Self awareness, actually, is usually not a trait found in the unskilled, condescending superior asshole, just btw, and joking at one’s own expense? Not typical at all. These are the guys who dish it out like CRAZY but can’t take it. This is why they somehow think that a semi decent grasp of flashy vernacular and some snide remarks will trump the fact that they’re an unemployed ex clerk, unable to have a bank account, express a cogent thought, create anything worth a shit or relate to anyone except for their dopey ‘caregiver issues’ girlfriend and probably one lackey who has mistaken this smugness for success.
Make no mistake, these assholes are confident and get laid often. This is almost always immediately followed by tantrums and open mockery (usually in regards to the poor, dumb deluded girl’s friends/cd collection/dumb job/plans etc.), after which the girls that these guys fuck detail these dumb turds’ loserdom on some hipster message board (sorry-mom.com comes to mind) and express that being the bassist in some crappy local band and ordering in French doesn’t actually change the fact that you have a small penis and sleep on a mattress with no sheets and you don’t even have a drivers license.
Now, I’d like to be clear. There’s nothing wrong with being a slack motherfucker who just wants to kick it. It’s cool if you don’t have a bank account or a job or you play in some crappy band and you’re just you know, livin. It’s the superiority that’s what separates this particular breed of arty slacker dipshit from the rest and that actually takes him from the “arty slacker dipshit” pile and puts him in the “Total cocksucker” pile.
As I mentioned before, Juggalos are the natural enemy of the unskilled condescending superior asshole. They embody all the qualities that the superior asshole himself possesses (a crazy, unfounded but utterly unflappable belief that they’re KILLING IT, a crappy job, dumb girlfriend, stupid, stupid favorite band, complete lack of the broader world view etc.) but the Juggalos have quarantined and branded themselves (see yesterday’s entry “Everywhere I go from Tokyo to Spain, I see Juggalos dancing in a Faygo Rain” if you need a refresher) and as such, the condescending superior asshole, as of course, only he can, points and laughs at the very same qualities that he possesses himself (you know, along with the paint and the soda and all that shit).
Make no mistake, nothing on this earth is more painful than a mirror. Nothing breeds contempt like the familiarity that comes with seeing yourself in another. This, along with unfounded jealousy is what makes the superior hipster douche asshole who condescends from his crappy job serving sandwiches who he is. Poor hipster douche dildo…did the Gaslight Anthem ruin your day? Diablo Cody? John Safran Foer? Vice Magazine? Textsfromlastnight.com? Aw. That’s okay. It’s just, well, those people are talented, and you’re not.

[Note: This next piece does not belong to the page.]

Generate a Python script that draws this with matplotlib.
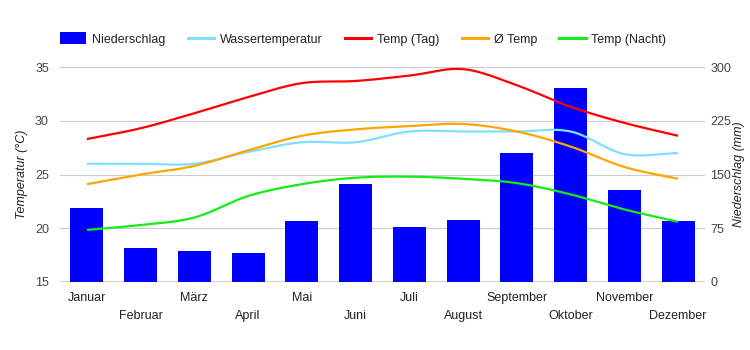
import numpy as np
import matplotlib
matplotlib.use("Agg")
import matplotlib.pyplot as plt
from matplotlib.lines import Line2D
from matplotlib.patches import Patch

months = ["Januar", "Februar", "März", "April", "Mai", "Juni", "Juli",
          "August", "September", "Oktober", "November", "Dezember"]
niederschlag = [103, 47, 43, 40, 85, 137, 77, 86, 180, 271, 128, 85]
wassertemp = [26.0, 26.0, 26.0, 27.1, 28.0, 28.0, 29.0, 29.0, 29.0, 29.0, 26.9, 27.0]
temp_tag = [28.3, 29.3, 30.7, 32.2, 33.5, 33.7, 34.2, 34.8, 33.3, 31.3, 29.8, 28.6]
temp_avg = [24.1, 25.0, 25.8, 27.25, 28.6, 29.2, 29.5, 29.7, 29.0, 27.6, 25.7, 24.6]
temp_nacht = [19.85, 20.3, 21.0, 23.0, 24.1, 24.7, 24.8, 24.6, 24.2, 23.15, 21.75, 20.6]

temp_ticks = [15, 20, 25, 30, 35]
precip_ticks = [0, 75, 150, 225, 300]

plt.rcParams['font.family'] = ['Liberation Sans', 'DejaVu Sans']


def smooth(y, n=30):
    y = np.asarray(y, float)
    x = np.arange(len(y), dtype=float)
    xs, ys = [], []
    N = len(y)
    for i in range(N - 1):
        p0 = y[i - 1] if i > 0 else y[i]
        p1 = y[i]
        p2 = y[i + 1]
        p3 = y[i + 2] if i + 2 < N else y[i + 1]
        m1 = (p2 - p0) / (2.0 if i > 0 else 1.0)
        m2 = (p3 - p1) / (2.0 if i + 2 < N else 1.0)
        t = np.linspace(0, 1, n, endpoint=(i == N - 2))
        h00 = 2 * t**3 - 3 * t**2 + 1
        h10 = t**3 - 2 * t**2 + t
        h01 = -2 * t**3 + 3 * t**2
        h11 = t**3 - t**2
        ys.append(h00 * p1 + h10 * m1 + h01 * p2 + h11 * m2)
        xs.append(x[i] + t)
    return np.concatenate(xs), np.concatenate(ys)


fig = plt.figure(figsize=(7.5, 3.5), dpi=100)
ax = fig.add_axes([60 / 750, (350 - 282) / 350, (705 - 60) / 750, (282 - 67) / 350])
ax2 = ax.twinx()

x = np.arange(len(months))

# bars on the precipitation axis (behind)
ax2.bar(x, niederschlag, width=0.615, color="#0000ff", zorder=2)
ax2.set_ylim(0, 300)
ax2.set_yticks(precip_ticks)
ax2.grid(axis="y", color="#cccccc", linewidth=0.8, zorder=0)
ax2.set_axisbelow(True)

# lines on temperature axis (front)
ax.set_zorder(ax2.get_zorder() + 1)
ax.patch.set_visible(False)
series = [
    (wassertemp, "#80deff"),
    (temp_tag, "#ff0000"),
    (temp_avg, "#ffa500"),
    (temp_nacht, "#11ee11"),
]
for vals, col in series:
    xs, ys = smooth(vals)
    ax.plot(xs, ys, color=col, linewidth=1.6, solid_capstyle="butt", zorder=3)

ax.set_ylim(15, 35)
ax.set_yticks(temp_ticks)
ax.set_xlim(-0.5, len(months) - 0.5)
ax.set_xticks(x)
ax.set_xticklabels([])

for a in (ax, ax2):
    for s in ("top", "right", "left"):
        a.spines[s].set_visible(False)
    a.spines["bottom"].set_visible(False)
    a.tick_params(axis="both", length=0, labelsize=9, colors="#444444")
ax.axhline(15, color="#333333", linewidth=1.0, zorder=5)

ax.tick_params(axis="y", pad=8)
ax2.tick_params(axis="y", pad=4)

# staggered month labels
for i, m in enumerate(months):
    yoff = -16 if i % 2 == 0 else -34
    ax.annotate(m, xy=(i, 15), xycoords="data", xytext=(0, yoff),
                textcoords="offset pixels", ha="center", va="center",
                fontsize=9, color="#222222")

ax.set_ylabel("Temperatur (°C)", fontsize=9, style="italic", color="#222222", labelpad=5)
ax2.set_ylabel("Niederschlag (mm)", fontsize=9, style="italic", color="#222222",
               rotation=90, labelpad=1)

handles = [
    Patch(facecolor="#0000ff", edgecolor="none"),
    Line2D([], [], color="#80deff", linewidth=2.2),
    Line2D([], [], color="#ff0000", linewidth=2.2),
    Line2D([], [], color="#ffa500", linewidth=2.2),
    Line2D([], [], color="#11ee11", linewidth=2.2),
]
labels = ["Niederschlag", "Wassertemperatur", "Temp (Tag)", "Ø Temp", "Temp (Nacht)"]
leg = fig.legend(handles, labels, loc="center left", bbox_to_anchor=(60 / 750, 1 - 39 / 350),
                 ncol=5, frameon=False, fontsize=9, handlelength=2.1, handleheight=1.1,
                 handletextpad=0.45, columnspacing=1.8, borderaxespad=0, borderpad=0)
for t in leg.get_texts():
    t.set_color("#222222")

fig.savefig("out.png", dpi=100, facecolor="white")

At all. You just know how to speak extemporaneously about the societal merits of porn, or schlocky old animated shows, but guess what asshole? When the chuds, swineflu, juggalos, economic downturn, north Koreans, Islamic fundamentalists, supervolcanoes and tyrannical governments all start converging, you’re just as fucked as everyone. Moreso, actually, cuz you’re a broke dildo with no practical skills. Ha. Ha. Ha.